Around 475 companies, half of them from outside the Netherlands, have already found the hub. The volume of data traffic it handles is exceeded only by its rival in Frankfurt.

For the first time at the end of last year, Amsterdam broke through the barrier of 300,000 terabytes of incoming and outgoing internet traffic, reaching a peak of 1.5 TB per second. Streaming video is primarily responsible for this spectacular growth.

Updates
The main users of the Amsterdam hub are companies that need to send vast amounts of information. For instance, it’s how software giant Microsoft supplies hundreds of millions of customers with monthly updates. Several factors contribute to the success, explains AMS-IX Director Job Witteman. The network was quick to seek out international partners. Meanwhile, the opening up of the European market in 2000 made it possible to operate independently of the government or existing telecom companies.

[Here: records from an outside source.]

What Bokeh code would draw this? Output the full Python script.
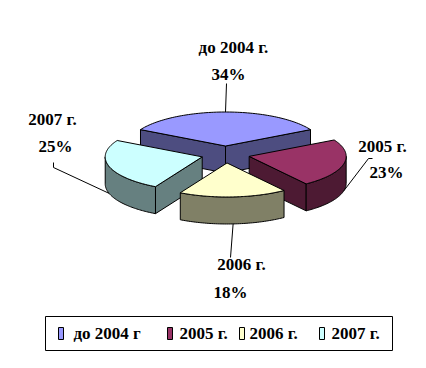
import numpy as np
from bokeh.plotting import figure
from bokeh.models import Range1d
from bokeh.embed import file_html
from bokeh.resources import INLINE
from bokeh.core.properties import value

# ---- data ----
categories = ["до 2004  г.", "2005 г.", "2006 г.", "2007 г."]
legend_labels = ["до 2004 г", "2005 г.", "2006 г.", "2007 г."]
percents = [34, 23, 18, 25]
top_colors = ["#9999FF", "#993366", "#FFFFCC", "#CCFFFF"]
side_colors = ["#4D4D80", "#4D1A33", "#808066", "#668080"]

# ---- layout ----
W, H = 410, 352
CX, CY = 225, 154
RX, RY = 97, 34
DEPTH = 27
EXPLODE = 0.25
FONT = value("Liberation Serif")
FSIZE = "17px"

name_xy = [(235, 47), (382, 146), (241, 264), (52, 119)]
pct_xy = [(228, 74), (386, 172), (230, 292), (55, 146)]
leader_start = [[(226, 83)], [(372, 158), (368, 158)], [(230, 257)], [(53, 162), (53, 167)]]
legend_marker_x = [58, 167, 239, 319]
legend_text_x = [73, 179, 249, 331]
legend_box = (45, 392, 316, 350)

p = figure(width=W, height=H, x_range=Range1d(0, W), y_range=Range1d(H, 0),
           output_backend="svg", toolbar_location=None, min_border=0,
           x_axis_location=None, y_axis_location=None)
p.grid.visible = False
p.outline_line_color = None
p.background_fill_color = "white"
p.border_fill_color = "white"


def pt(ox, oy, a_deg, d=0.0):
    a = np.radians(a_deg)
    return CX + ox + RX * np.cos(a), CY + oy - RY * np.sin(a) + d


slices = []
a0 = 90 + percents[0] / 100 * 180
for i, pc in enumerate(percents):
    a1 = a0 - pc * 3.6
    mid = (a0 + a1) / 2
    ox = EXPLODE * RX * np.cos(np.radians(mid))
    oy = -EXPLODE * RY * np.sin(np.radians(mid))
    slices.append(dict(i=i, a0=a0, a1=a1, mid=mid, ox=ox, oy=oy))
    a0 = a1

order = sorted(slices, key=lambda s: -np.sin(np.radians(s["mid"])))

for s in order:
    i, a0, a1, ox, oy = s["i"], s["a0"], s["a1"], s["ox"], s["oy"]
    ax, ay = CX + ox, CY + oy
    faces = []
    for a, vis in ((a0, np.cos(np.radians(a0)) < 0), (a1, np.cos(np.radians(a1)) > 0)):
        if vis:
            x, y = pt(ox, oy, a)
            faces.append(([ax, x, x, ax], [ay, y, y + DEPTH, ay + DEPTH]))
    for flo, fhi in ((-540, -360), (-180, 0), (180, 360)):
        lo, hi = max(a1, flo), min(a0, fhi)
        if hi > lo:
            angs = np.linspace(hi, lo, 60)
            xs, ys = pt(ox, oy, angs)
            faces.append((list(xs) + list(xs[::-1]), list(ys) + list(ys[::-1] + DEPTH)))
    for fx, fy in faces:
        p.patch(fx, fy, fill_color=side_colors[i], line_color="black", line_width=1)
    angs = np.linspace(a0, a1, 80)
    xs, ys = pt(ox, oy, angs)
    p.patch([ax] + list(xs), [ay] + list(ys), fill_color=top_colors[i],
            line_color="black", line_width=1)

for s in slices:
    i = s["i"]
    up = np.sin(np.radians(s["mid"])) > 0
    ex, ey = pt(s["ox"], s["oy"], s["mid"], 0 if up else DEPTH)
    lx = [q[0] for q in leader_start[i]] + [ex]
    ly = [q[1] for q in leader_start[i]] + [ey]
    p.line(lx, ly, line_color="black", line_width=1)
    p.text([name_xy[i][0]], [name_xy[i][1]], text=[categories[i]], text_font=FONT,
           text_font_size=FSIZE, text_font_style="bold", text_align="center",
           text_baseline="middle", text_color="black")
    p.text([pct_xy[i][0]], [pct_xy[i][1]], text=[f"{percents[i]}%"], text_font=FONT,
           text_font_size=FSIZE, text_font_style="bold", text_align="center",
           text_baseline="middle", text_color="black")

l, r, t, b = legend_box
p.quad(left=[l], right=[r], top=[t], bottom=[b], fill_color="white",
       line_color="black", line_width=1)
ly_c = (t + b) / 2
p.quad(left=legend_marker_x, right=[x + 5 for x in legend_marker_x],
       top=[ly_c - 6] * 4, bottom=[ly_c + 6] * 4, fill_color=top_colors,
       line_color="black", line_width=1)
p.text(legend_text_x, [ly_c] * 4, text=legend_labels, text_font=FONT,
       text_font_size=FSIZE, text_font_style="bold", text_align="left",
       text_baseline="middle", text_color="black")

open("out.html", "w").write(file_html(p, INLINE))
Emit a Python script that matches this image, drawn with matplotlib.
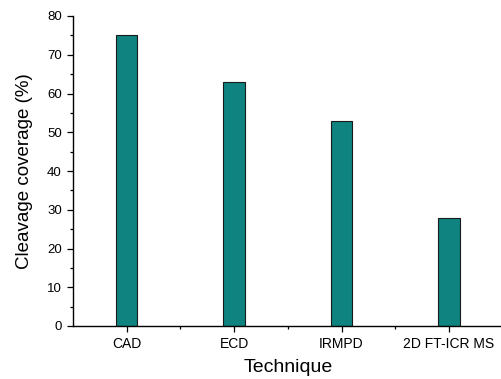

But most importantly the network is set up as an association, guaranteeing data neutrality. Right from the very foundation in 1997, Witteman points out, that was the guiding principle.

“KPN offered to help set up the exchange and even to provide space for data traffic. Our answer was ‘Thanks, but no thanks’. That was a pitfall we were determined to avoid. We wanted to do things differently and make a genuinely neutral and independent start. We’ve succeeded. And it was the right move to make.”
 
Whims
The network had no intention of copying the US-based market leaders at the time, whose customers were at the mercy of the owners' whims. As an association, Amsterdam gave the participating companies a say in how the network was run. This formula has turned out to be so successful that other internet hubs – established and new – have followed suit. US companies now visit the Netherlands to see how things are done.
 
Strictly speaking, the differences between a commercial company and this association are limited. AMS-IX also has to make a profit (albeit a modest one) to guarantee continuity. Yet on paper the AMS-IX method seems to make a big difference in the eyes of potential customers, who value its neutrality and the fact that members determine the future.
 
Surveillance
Neutrality does not mean that AMS-IX is above the law. Witteman insists he has never been ordered to cut off a customer, but reveals that governments do sometimes come asking for surveillance.
 
“Yes, that happens regularly and we always show them the door. The Exchange is not the right place for that kind of thing. We have no direct links with end users. If you want to catch a bad guy, you don’t intercept him at a crossroads, you go to his front door. Especially when you know exactly where he lives. The situation on the internet is just as simple. We don’t play cops and robbers.”
 
It’s a policy AMS-IX plans to stick to, even if national security legislation or anti-piracy laws change. Witteman accepts that illegal content is bound to pass through the network at some point, but makes it clear that AMS-IX never looks at the content of its data traffic. That would immediately damage the network’s reputation.
 
Fastest connections
Being the one of the biggest in the world is one thing; maintaining that position is another. At the World Economic Forum in Davos, Dutch Prime Minister Mark Rutte was complimented on AMS-IX. But he was also given a warning: make sure you don’t lose the advantage. How does AMS-IX plan to stay ahead of the game?
 
Unsurprisingly perhaps, the answer is constant innovation and responding to new demand: internet phone services (VoIP) and the growth of mobile internet. But it also means working with others to achieve the fastest connections. The Prime Minister might have given the same answers about the city of Amsterdam.
 
“We take an active approach to increasing our speed. We’re the first Internet Exchange in the world to offer 100 Gigabit per second, and we already have takers. But we also played an active role in standardising this process. That makes us unique, a fact our customers recognise.”
 
There’s another key factor that makes AMS-IX stand out from the crowd. It’s the first network hub to offer Service Level Agreements (SLAs): if the data traffic does not flow without problems, AMS-IX agrees to pay a fine. It’s a step the competition hasn’t yet dared to take.